**WRITTEN PROBLEM:** Give an exact transcription of every line, dropping the images.

==============================

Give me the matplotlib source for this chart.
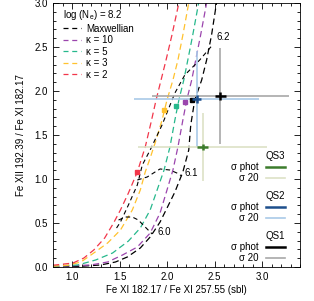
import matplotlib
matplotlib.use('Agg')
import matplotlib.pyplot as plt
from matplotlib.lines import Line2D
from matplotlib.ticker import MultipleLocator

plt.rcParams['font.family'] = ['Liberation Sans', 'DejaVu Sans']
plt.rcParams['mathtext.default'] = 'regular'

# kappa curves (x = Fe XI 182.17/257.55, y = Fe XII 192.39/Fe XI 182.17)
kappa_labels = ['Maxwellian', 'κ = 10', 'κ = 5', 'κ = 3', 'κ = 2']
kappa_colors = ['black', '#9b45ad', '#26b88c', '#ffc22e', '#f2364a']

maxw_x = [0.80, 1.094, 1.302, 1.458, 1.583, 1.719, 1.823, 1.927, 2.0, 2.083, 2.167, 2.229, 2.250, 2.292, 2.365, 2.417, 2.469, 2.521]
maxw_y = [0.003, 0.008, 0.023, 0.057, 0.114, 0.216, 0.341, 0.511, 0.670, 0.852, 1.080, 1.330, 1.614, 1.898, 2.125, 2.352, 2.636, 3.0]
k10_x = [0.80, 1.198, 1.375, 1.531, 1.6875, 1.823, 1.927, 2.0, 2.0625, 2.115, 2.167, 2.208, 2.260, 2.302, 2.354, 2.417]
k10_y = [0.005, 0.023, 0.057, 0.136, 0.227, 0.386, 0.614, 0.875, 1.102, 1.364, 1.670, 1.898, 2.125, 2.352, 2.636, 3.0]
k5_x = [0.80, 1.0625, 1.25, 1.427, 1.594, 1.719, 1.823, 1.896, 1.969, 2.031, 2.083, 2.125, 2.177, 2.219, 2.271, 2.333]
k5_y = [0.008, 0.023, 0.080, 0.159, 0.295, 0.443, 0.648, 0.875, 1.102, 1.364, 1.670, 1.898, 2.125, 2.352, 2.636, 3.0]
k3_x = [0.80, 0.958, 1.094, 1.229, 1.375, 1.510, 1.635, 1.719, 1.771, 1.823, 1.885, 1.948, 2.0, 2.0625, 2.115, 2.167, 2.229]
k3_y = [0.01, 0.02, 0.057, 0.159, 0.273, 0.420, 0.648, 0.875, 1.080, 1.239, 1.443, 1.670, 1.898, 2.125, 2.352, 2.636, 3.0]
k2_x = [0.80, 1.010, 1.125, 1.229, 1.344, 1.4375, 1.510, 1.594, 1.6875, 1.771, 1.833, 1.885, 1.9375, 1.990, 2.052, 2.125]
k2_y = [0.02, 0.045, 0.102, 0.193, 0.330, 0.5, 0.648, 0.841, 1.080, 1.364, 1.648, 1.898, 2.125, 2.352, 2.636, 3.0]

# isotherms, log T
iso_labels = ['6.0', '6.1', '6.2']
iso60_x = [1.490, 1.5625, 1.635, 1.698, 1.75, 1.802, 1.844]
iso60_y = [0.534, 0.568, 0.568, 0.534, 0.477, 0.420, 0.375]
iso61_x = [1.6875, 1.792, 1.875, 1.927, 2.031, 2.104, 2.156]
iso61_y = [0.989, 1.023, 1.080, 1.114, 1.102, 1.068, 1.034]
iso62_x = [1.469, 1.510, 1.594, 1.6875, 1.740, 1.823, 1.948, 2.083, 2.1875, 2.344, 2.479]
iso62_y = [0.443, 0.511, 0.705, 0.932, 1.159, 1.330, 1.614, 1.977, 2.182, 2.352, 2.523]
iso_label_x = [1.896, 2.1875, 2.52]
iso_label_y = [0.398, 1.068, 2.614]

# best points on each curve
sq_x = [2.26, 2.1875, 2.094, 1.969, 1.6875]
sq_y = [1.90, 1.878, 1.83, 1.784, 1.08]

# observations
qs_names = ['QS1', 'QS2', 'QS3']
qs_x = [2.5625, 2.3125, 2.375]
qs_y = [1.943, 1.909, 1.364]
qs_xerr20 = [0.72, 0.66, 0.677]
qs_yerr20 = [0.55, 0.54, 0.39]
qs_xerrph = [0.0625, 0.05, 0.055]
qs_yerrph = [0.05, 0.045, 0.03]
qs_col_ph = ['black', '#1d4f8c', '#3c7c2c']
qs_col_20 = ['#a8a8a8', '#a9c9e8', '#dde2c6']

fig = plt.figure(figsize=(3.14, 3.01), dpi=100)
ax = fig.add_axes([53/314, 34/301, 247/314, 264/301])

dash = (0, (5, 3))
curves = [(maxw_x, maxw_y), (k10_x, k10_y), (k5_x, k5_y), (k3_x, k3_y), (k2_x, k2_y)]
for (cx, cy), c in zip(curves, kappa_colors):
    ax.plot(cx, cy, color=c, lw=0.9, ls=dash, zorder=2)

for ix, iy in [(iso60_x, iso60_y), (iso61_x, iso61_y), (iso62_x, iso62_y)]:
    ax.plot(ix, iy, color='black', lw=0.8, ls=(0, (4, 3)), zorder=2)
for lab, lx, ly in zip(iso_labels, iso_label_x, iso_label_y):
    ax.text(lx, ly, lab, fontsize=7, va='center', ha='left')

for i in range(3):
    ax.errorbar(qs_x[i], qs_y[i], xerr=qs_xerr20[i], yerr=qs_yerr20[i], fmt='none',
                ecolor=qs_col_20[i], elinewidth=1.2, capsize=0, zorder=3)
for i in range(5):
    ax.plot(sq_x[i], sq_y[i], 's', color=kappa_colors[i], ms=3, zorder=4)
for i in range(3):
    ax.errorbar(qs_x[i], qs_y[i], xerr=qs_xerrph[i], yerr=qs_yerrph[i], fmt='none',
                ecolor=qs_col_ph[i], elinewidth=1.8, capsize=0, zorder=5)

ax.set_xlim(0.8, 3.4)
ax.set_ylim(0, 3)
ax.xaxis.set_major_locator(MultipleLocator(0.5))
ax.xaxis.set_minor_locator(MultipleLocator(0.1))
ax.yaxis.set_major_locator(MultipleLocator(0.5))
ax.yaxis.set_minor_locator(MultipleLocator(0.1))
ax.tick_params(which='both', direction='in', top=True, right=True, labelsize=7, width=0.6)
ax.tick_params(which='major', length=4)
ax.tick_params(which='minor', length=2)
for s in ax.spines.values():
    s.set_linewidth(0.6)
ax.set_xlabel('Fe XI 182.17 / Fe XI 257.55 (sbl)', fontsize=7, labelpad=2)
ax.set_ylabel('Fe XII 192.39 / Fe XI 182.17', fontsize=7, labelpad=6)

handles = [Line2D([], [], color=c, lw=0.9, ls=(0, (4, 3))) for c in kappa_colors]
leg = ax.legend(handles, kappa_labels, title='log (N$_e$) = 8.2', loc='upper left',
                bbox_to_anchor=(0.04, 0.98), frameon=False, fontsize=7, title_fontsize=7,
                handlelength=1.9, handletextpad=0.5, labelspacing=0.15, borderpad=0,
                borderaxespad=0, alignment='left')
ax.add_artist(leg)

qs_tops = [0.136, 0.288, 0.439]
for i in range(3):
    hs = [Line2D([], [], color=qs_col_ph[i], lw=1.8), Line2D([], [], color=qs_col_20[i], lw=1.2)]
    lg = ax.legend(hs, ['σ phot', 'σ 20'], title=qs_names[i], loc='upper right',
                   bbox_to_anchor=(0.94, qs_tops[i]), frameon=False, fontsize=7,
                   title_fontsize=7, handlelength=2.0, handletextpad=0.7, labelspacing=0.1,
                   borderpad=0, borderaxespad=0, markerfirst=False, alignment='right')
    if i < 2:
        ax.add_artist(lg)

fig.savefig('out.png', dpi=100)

==============================

**SOLUTION:**
Give me the matplotlib source for this chart.
import matplotlib
matplotlib.use('Agg')
import matplotlib.pyplot as plt
from matplotlib.lines import Line2D
from matplotlib.ticker import MultipleLocator

plt.rcParams['font.family'] = ['Liberation Sans', 'DejaVu Sans']
plt.rcParams['mathtext.default'] = 'regular'

# kappa curves (x = Fe XI 182.17/257.55, y = Fe XII 192.39/Fe XI 182.17)
kappa_labels = ['Maxwellian', 'κ = 10', 'κ = 5', 'κ = 3', 'κ = 2']
kappa_colors = ['black', '#9b45ad', '#26b88c', '#ffc22e', '#f2364a']

maxw_x = [0.80, 1.094, 1.302, 1.458, 1.583, 1.719, 1.823, 1.927, 2.0, 2.083, 2.167, 2.229, 2.250, 2.292, 2.365, 2.417, 2.469, 2.521]
maxw_y = [0.003, 0.008, 0.023, 0.057, 0.114, 0.216, 0.341, 0.511, 0.670, 0.852, 1.080, 1.330, 1.614, 1.898, 2.125, 2.352, 2.636, 3.0]
k10_x = [0.80, 1.198, 1.375, 1.531, 1.6875, 1.823, 1.927, 2.0, 2.0625, 2.115, 2.167, 2.208, 2.260, 2.302, 2.354, 2.417]
k10_y = [0.005, 0.023, 0.057, 0.136, 0.227, 0.386, 0.614, 0.875, 1.102, 1.364, 1.670, 1.898, 2.125, 2.352, 2.636, 3.0]
k5_x = [0.80, 1.0625, 1.25, 1.427, 1.594, 1.719, 1.823, 1.896, 1.969, 2.031, 2.083, 2.125, 2.177, 2.219, 2.271, 2.333]
k5_y = [0.008, 0.023, 0.080, 0.159, 0.295, 0.443, 0.648, 0.875, 1.102, 1.364, 1.670, 1.898, 2.125, 2.352, 2.636, 3.0]
k3_x = [0.80, 0.958, 1.094, 1.229, 1.375, 1.510, 1.635, 1.719, 1.771, 1.823, 1.885, 1.948, 2.0, 2.0625, 2.115, 2.167, 2.229]
k3_y = [0.01, 0.02, 0.057, 0.159, 0.273, 0.420, 0.648, 0.875, 1.080, 1.239, 1.443, 1.670, 1.898, 2.125, 2.352, 2.636, 3.0]
k2_x = [0.80, 1.010, 1.125, 1.229, 1.344, 1.4375, 1.510, 1.594, 1.6875, 1.771, 1.833, 1.885, 1.9375, 1.990, 2.052, 2.125]
k2_y = [0.02, 0.045, 0.102, 0.193, 0.330, 0.5, 0.648, 0.841, 1.080, 1.364, 1.648, 1.898, 2.125, 2.352, 2.636, 3.0]

# isotherms, log T
iso_labels = ['6.0', '6.1', '6.2']
iso60_x = [1.490, 1.5625, 1.635, 1.698, 1.75, 1.802, 1.844]
iso60_y = [0.534, 0.568, 0.568, 0.534, 0.477, 0.420, 0.375]
iso61_x = [1.6875, 1.792, 1.875, 1.927, 2.031, 2.104, 2.156]
iso61_y = [0.989, 1.023, 1.080, 1.114, 1.102, 1.068, 1.034]
iso62_x = [1.469, 1.510, 1.594, 1.6875, 1.740, 1.823, 1.948, 2.083, 2.1875, 2.344, 2.479]
iso62_y = [0.443, 0.511, 0.705, 0.932, 1.159, 1.330, 1.614, 1.977, 2.182, 2.352, 2.523]
iso_label_x = [1.896, 2.1875, 2.52]
iso_label_y = [0.398, 1.068, 2.614]

# best points on each curve
sq_x = [2.26, 2.1875, 2.094, 1.969, 1.6875]
sq_y = [1.90, 1.878, 1.83, 1.784, 1.08]

# observations
qs_names = ['QS1', 'QS2', 'QS3']
qs_x = [2.5625, 2.3125, 2.375]
qs_y = [1.943, 1.909, 1.364]
qs_xerr20 = [0.72, 0.66, 0.677]
qs_yerr20 = [0.55, 0.54, 0.39]
qs_xerrph = [0.0625, 0.05, 0.055]
qs_yerrph = [0.05, 0.045, 0.03]
qs_col_ph = ['black', '#1d4f8c', '#3c7c2c']
qs_col_20 = ['#a8a8a8', '#a9c9e8', '#dde2c6']

fig = plt.figure(figsize=(3.14, 3.01), dpi=100)
ax = fig.add_axes([53/314, 34/301, 247/314, 264/301])

dash = (0, (5, 3))
curves = [(maxw_x, maxw_y), (k10_x, k10_y), (k5_x, k5_y), (k3_x, k3_y), (k2_x, k2_y)]
for (cx, cy), c in zip(curves, kappa_colors):
    ax.plot(cx, cy, color=c, lw=0.9, ls=dash, zorder=2)

for ix, iy in [(iso60_x, iso60_y), (iso61_x, iso61_y), (iso62_x, iso62_y)]:
    ax.plot(ix, iy, color='black', lw=0.8, ls=(0, (4, 3)), zorder=2)
for lab, lx, ly in zip(iso_labels, iso_label_x, iso_label_y):
    ax.text(lx, ly, lab, fontsize=7, va='center', ha='left')

for i in range(3):
    ax.errorbar(qs_x[i], qs_y[i], xerr=qs_xerr20[i], yerr=qs_yerr20[i], fmt='none',
                ecolor=qs_col_20[i], elinewidth=1.2, capsize=0, zorder=3)
for i in range(5):
    ax.plot(sq_x[i], sq_y[i], 's', color=kappa_colors[i], ms=3, zorder=4)
for i in range(3):
    ax.errorbar(qs_x[i], qs_y[i], xerr=qs_xerrph[i], yerr=qs_yerrph[i], fmt='none',
                ecolor=qs_col_ph[i], elinewidth=1.8, capsize=0, zorder=5)

ax.set_xlim(0.8, 3.4)
ax.set_ylim(0, 3)
ax.xaxis.set_major_locator(MultipleLocator(0.5))
ax.xaxis.set_minor_locator(MultipleLocator(0.1))
ax.yaxis.set_major_locator(MultipleLocator(0.5))
ax.yaxis.set_minor_locator(MultipleLocator(0.1))
ax.tick_params(which='both', direction='in', top=True, right=True, labelsize=7, width=0.6)
ax.tick_params(which='major', length=4)
ax.tick_params(which='minor', length=2)
for s in ax.spines.values():
    s.set_linewidth(0.6)
ax.set_xlabel('Fe XI 182.17 / Fe XI 257.55 (sbl)', fontsize=7, labelpad=2)
ax.set_ylabel('Fe XII 192.39 / Fe XI 182.17', fontsize=7, labelpad=6)

handles = [Line2D([], [], color=c, lw=0.9, ls=(0, (4, 3))) for c in kappa_colors]
leg = ax.legend(handles, kappa_labels, title='log (N$_e$) = 8.2', loc='upper left',
                bbox_to_anchor=(0.04, 0.98), frameon=False, fontsize=7, title_fontsize=7,
                handlelength=1.9, handletextpad=0.5, labelspacing=0.15, borderpad=0,
                borderaxespad=0, alignment='left')
ax.add_artist(leg)

qs_tops = [0.136, 0.288, 0.439]
for i in range(3):
    hs = [Line2D([], [], color=qs_col_ph[i], lw=1.8), Line2D([], [], color=qs_col_20[i], lw=1.2)]
    lg = ax.legend(hs, ['σ phot', 'σ 20'], title=qs_names[i], loc='upper right',
                   bbox_to_anchor=(0.94, qs_tops[i]), frameon=False, fontsize=7,
                   title_fontsize=7, handlelength=2.0, handletextpad=0.7, labelspacing=0.1,
                   borderpad=0, borderaxespad=0, markerfirst=False, alignment='right')
    if i < 2:
        ax.add_artist(lg)

fig.savefig('out.png', dpi=100)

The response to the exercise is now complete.